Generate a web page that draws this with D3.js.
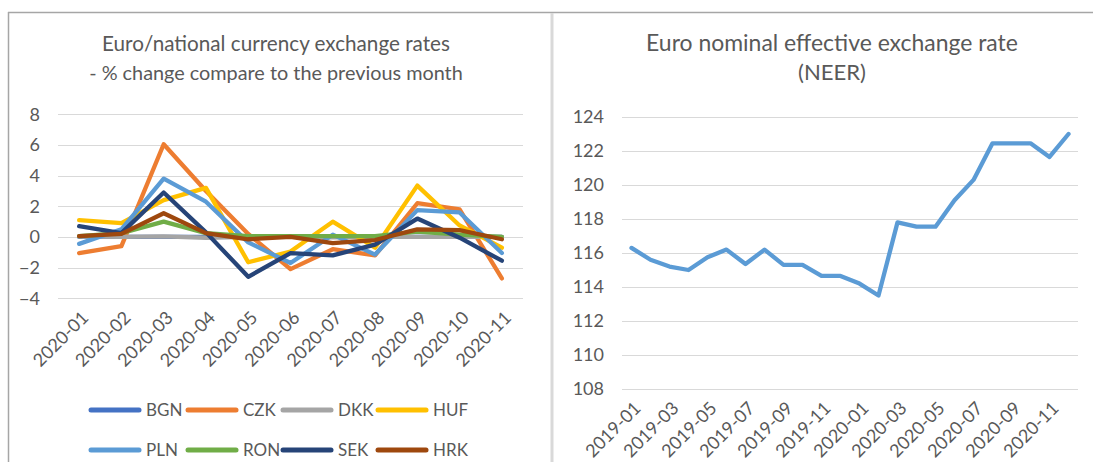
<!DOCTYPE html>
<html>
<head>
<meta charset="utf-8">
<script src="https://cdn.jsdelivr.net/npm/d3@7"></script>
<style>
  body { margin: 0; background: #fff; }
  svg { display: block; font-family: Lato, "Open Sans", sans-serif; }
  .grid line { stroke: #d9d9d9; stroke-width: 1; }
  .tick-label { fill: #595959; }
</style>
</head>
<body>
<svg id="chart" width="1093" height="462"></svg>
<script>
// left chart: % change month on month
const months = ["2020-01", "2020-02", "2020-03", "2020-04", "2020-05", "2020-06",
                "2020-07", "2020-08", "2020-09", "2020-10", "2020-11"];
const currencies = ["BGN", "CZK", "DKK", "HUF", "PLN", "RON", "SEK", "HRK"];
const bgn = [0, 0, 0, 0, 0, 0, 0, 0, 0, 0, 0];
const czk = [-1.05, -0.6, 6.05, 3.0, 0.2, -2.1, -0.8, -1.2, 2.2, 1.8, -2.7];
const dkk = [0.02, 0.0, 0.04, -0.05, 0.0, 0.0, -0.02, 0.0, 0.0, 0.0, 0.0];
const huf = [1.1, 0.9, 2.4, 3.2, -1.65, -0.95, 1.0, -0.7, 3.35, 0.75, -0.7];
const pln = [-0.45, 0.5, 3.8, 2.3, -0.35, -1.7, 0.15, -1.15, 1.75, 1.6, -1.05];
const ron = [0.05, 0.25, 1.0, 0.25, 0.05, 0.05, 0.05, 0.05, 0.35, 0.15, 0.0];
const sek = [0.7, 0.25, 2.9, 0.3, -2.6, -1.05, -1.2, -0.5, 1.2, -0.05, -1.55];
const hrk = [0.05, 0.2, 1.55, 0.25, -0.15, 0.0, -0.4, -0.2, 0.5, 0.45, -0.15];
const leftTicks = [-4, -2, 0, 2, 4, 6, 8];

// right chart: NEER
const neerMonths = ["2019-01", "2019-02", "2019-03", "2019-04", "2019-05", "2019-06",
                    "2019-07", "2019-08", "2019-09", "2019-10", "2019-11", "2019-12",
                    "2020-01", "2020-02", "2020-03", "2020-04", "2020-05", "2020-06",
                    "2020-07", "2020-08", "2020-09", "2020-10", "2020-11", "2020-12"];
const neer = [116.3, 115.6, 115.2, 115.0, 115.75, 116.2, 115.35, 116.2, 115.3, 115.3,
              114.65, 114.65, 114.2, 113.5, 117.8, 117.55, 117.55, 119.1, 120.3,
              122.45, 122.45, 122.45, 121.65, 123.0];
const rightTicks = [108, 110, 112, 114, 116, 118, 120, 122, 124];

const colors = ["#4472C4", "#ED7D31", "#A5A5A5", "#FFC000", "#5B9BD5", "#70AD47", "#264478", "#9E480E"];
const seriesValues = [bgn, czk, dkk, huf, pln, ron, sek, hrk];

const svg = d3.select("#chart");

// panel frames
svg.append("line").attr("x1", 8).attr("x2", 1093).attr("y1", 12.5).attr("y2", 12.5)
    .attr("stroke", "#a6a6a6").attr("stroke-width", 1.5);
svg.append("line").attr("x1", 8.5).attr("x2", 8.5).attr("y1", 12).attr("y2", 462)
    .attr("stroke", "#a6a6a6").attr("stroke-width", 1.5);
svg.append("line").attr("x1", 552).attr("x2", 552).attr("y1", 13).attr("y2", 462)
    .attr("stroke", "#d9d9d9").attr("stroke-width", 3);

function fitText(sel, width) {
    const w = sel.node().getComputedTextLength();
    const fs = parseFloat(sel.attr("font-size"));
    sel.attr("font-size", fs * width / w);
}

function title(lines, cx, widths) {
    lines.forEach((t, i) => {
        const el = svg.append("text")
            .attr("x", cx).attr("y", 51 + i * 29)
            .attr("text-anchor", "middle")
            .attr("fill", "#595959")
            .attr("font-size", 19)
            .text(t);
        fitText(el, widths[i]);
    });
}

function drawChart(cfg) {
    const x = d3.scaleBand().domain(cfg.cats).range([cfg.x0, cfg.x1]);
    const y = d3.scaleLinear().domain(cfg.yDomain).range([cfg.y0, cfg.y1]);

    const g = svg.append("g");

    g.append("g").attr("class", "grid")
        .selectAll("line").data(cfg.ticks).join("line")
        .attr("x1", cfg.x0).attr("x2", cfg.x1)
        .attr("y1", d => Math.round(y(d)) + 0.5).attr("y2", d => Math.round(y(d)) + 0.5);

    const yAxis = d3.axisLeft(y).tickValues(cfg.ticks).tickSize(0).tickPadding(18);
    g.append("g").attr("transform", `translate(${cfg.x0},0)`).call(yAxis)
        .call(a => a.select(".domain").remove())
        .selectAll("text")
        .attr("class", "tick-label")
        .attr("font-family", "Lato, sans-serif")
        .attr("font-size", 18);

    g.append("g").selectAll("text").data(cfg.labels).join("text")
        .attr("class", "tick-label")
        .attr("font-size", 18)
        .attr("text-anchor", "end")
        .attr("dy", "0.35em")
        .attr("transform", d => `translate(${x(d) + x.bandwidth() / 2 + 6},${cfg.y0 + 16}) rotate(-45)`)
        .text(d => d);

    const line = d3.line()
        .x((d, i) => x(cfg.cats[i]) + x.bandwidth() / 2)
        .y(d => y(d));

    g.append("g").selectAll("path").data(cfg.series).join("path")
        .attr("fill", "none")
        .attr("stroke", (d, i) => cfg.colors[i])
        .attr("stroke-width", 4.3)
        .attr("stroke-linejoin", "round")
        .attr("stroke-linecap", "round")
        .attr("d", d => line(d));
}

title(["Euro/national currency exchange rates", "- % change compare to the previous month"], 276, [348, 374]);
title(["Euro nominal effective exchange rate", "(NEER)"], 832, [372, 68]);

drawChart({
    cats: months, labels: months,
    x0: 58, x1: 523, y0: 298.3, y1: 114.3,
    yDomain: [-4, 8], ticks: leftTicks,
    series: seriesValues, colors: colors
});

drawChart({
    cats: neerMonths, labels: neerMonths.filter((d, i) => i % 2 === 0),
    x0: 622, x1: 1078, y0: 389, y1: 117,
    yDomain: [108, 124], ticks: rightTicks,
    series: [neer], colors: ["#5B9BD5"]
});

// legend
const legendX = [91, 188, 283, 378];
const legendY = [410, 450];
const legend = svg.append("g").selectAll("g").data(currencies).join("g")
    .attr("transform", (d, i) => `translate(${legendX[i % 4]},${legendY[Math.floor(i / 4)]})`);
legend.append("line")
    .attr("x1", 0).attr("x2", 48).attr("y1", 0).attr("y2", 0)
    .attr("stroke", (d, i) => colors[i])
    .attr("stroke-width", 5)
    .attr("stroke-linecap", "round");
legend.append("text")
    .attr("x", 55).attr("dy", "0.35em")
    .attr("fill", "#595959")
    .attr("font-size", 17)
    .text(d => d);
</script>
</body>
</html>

━━━━━━━━━━

Exercise objective - All of the material above is to be copied exactly, except for its images.

Expected answer -
Generate a web page that draws this with D3.js.
<!DOCTYPE html>
<html>
<head>
<meta charset="utf-8">
<script src="https://cdn.jsdelivr.net/npm/d3@7"></script>
<style>
  body { margin: 0; background: #fff; }
  svg { display: block; font-family: Lato, "Open Sans", sans-serif; }
  .grid line { stroke: #d9d9d9; stroke-width: 1; }
  .tick-label { fill: #595959; }
</style>
</head>
<body>
<svg id="chart" width="1093" height="462"></svg>
<script>
// left chart: % change month on month
const months = ["2020-01", "2020-02", "2020-03", "2020-04", "2020-05", "2020-06",
                "2020-07", "2020-08", "2020-09", "2020-10", "2020-11"];
const currencies = ["BGN", "CZK", "DKK", "HUF", "PLN", "RON", "SEK", "HRK"];
const bgn = [0, 0, 0, 0, 0, 0, 0, 0, 0, 0, 0];
const czk = [-1.05, -0.6, 6.05, 3.0, 0.2, -2.1, -0.8, -1.2, 2.2, 1.8, -2.7];
const dkk = [0.02, 0.0, 0.04, -0.05, 0.0, 0.0, -0.02, 0.0, 0.0, 0.0, 0.0];
const huf = [1.1, 0.9, 2.4, 3.2, -1.65, -0.95, 1.0, -0.7, 3.35, 0.75, -0.7];
const pln = [-0.45, 0.5, 3.8, 2.3, -0.35, -1.7, 0.15, -1.15, 1.75, 1.6, -1.05];
const ron = [0.05, 0.25, 1.0, 0.25, 0.05, 0.05, 0.05, 0.05, 0.35, 0.15, 0.0];
const sek = [0.7, 0.25, 2.9, 0.3, -2.6, -1.05, -1.2, -0.5, 1.2, -0.05, -1.55];
const hrk = [0.05, 0.2, 1.55, 0.25, -0.15, 0.0, -0.4, -0.2, 0.5, 0.45, -0.15];
const leftTicks = [-4, -2, 0, 2, 4, 6, 8];

// right chart: NEER
const neerMonths = ["2019-01", "2019-02", "2019-03", "2019-04", "2019-05", "2019-06",
                    "2019-07", "2019-08", "2019-09", "2019-10", "2019-11", "2019-12",
                    "2020-01", "2020-02", "2020-03", "2020-04", "2020-05", "2020-06",
                    "2020-07", "2020-08", "2020-09", "2020-10", "2020-11", "2020-12"];
const neer = [116.3, 115.6, 115.2, 115.0, 115.75, 116.2, 115.35, 116.2, 115.3, 115.3,
              114.65, 114.65, 114.2, 113.5, 117.8, 117.55, 117.55, 119.1, 120.3,
              122.45, 122.45, 122.45, 121.65, 123.0];
const rightTicks = [108, 110, 112, 114, 116, 118, 120, 122, 124];

const colors = ["#4472C4", "#ED7D31", "#A5A5A5", "#FFC000", "#5B9BD5", "#70AD47", "#264478", "#9E480E"];
const seriesValues = [bgn, czk, dkk, huf, pln, ron, sek, hrk];

const svg = d3.select("#chart");

// panel frames
svg.append("line").attr("x1", 8).attr("x2", 1093).attr("y1", 12.5).attr("y2", 12.5)
    .attr("stroke", "#a6a6a6").attr("stroke-width", 1.5);
svg.append("line").attr("x1", 8.5).attr("x2", 8.5).attr("y1", 12).attr("y2", 462)
    .attr("stroke", "#a6a6a6").attr("stroke-width", 1.5);
svg.append("line").attr("x1", 552).attr("x2", 552).attr("y1", 13).attr("y2", 462)
    .attr("stroke", "#d9d9d9").attr("stroke-width", 3);

function fitText(sel, width) {
    const w = sel.node().getComputedTextLength();
    const fs = parseFloat(sel.attr("font-size"));
    sel.attr("font-size", fs * width / w);
}

function title(lines, cx, widths) {
    lines.forEach((t, i) => {
        const el = svg.append("text")
            .attr("x", cx).attr("y", 51 + i * 29)
            .attr("text-anchor", "middle")
            .attr("fill", "#595959")
            .attr("font-size", 19)
            .text(t);
        fitText(el, widths[i]);
    });
}

function drawChart(cfg) {
    const x = d3.scaleBand().domain(cfg.cats).range([cfg.x0, cfg.x1]);
    const y = d3.scaleLinear().domain(cfg.yDomain).range([cfg.y0, cfg.y1]);

    const g = svg.append("g");

    g.append("g").attr("class", "grid")
        .selectAll("line").data(cfg.ticks).join("line")
        .attr("x1", cfg.x0).attr("x2", cfg.x1)
        .attr("y1", d => Math.round(y(d)) + 0.5).attr("y2", d => Math.round(y(d)) + 0.5);

    const yAxis = d3.axisLeft(y).tickValues(cfg.ticks).tickSize(0).tickPadding(18);
    g.append("g").attr("transform", `translate(${cfg.x0},0)`).call(yAxis)
        .call(a => a.select(".domain").remove())
        .selectAll("text")
        .attr("class", "tick-label")
        .attr("font-family", "Lato, sans-serif")
        .attr("font-size", 18);

    g.append("g").selectAll("text").data(cfg.labels).join("text")
        .attr("class", "tick-label")
        .attr("font-size", 18)
        .attr("text-anchor", "end")
        .attr("dy", "0.35em")
        .attr("transform", d => `translate(${x(d) + x.bandwidth() / 2 + 6},${cfg.y0 + 16}) rotate(-45)`)
        .text(d => d);

    const line = d3.line()
        .x((d, i) => x(cfg.cats[i]) + x.bandwidth() / 2)
        .y(d => y(d));

    g.append("g").selectAll("path").data(cfg.series).join("path")
        .attr("fill", "none")
        .attr("stroke", (d, i) => cfg.colors[i])
        .attr("stroke-width", 4.3)
        .attr("stroke-linejoin", "round")
        .attr("stroke-linecap", "round")
        .attr("d", d => line(d));
}

title(["Euro/national currency exchange rates", "- % change compare to the previous month"], 276, [348, 374]);
title(["Euro nominal effective exchange rate", "(NEER)"], 832, [372, 68]);

drawChart({
    cats: months, labels: months,
    x0: 58, x1: 523, y0: 298.3, y1: 114.3,
    yDomain: [-4, 8], ticks: leftTicks,
    series: seriesValues, colors: colors
});

drawChart({
    cats: neerMonths, labels: neerMonths.filter((d, i) => i % 2 === 0),
    x0: 622, x1: 1078, y0: 389, y1: 117,
    yDomain: [108, 124], ticks: rightTicks,
    series: [neer], colors: ["#5B9BD5"]
});

// legend
const legendX = [91, 188, 283, 378];
const legendY = [410, 450];
const legend = svg.append("g").selectAll("g").data(currencies).join("g")
    .attr("transform", (d, i) => `translate(${legendX[i % 4]},${legendY[Math.floor(i / 4)]})`);
legend.append("line")
    .attr("x1", 0).attr("x2", 48).attr("y1", 0).attr("y2", 0)
    .attr("stroke", (d, i) => colors[i])
    .attr("stroke-width", 5)
    .attr("stroke-linecap", "round");
legend.append("text")
    .attr("x", 55).attr("dy", "0.35em")
    .attr("fill", "#595959")
    .attr("font-size", 17)
    .text(d => d);
</script>
</body>
</html>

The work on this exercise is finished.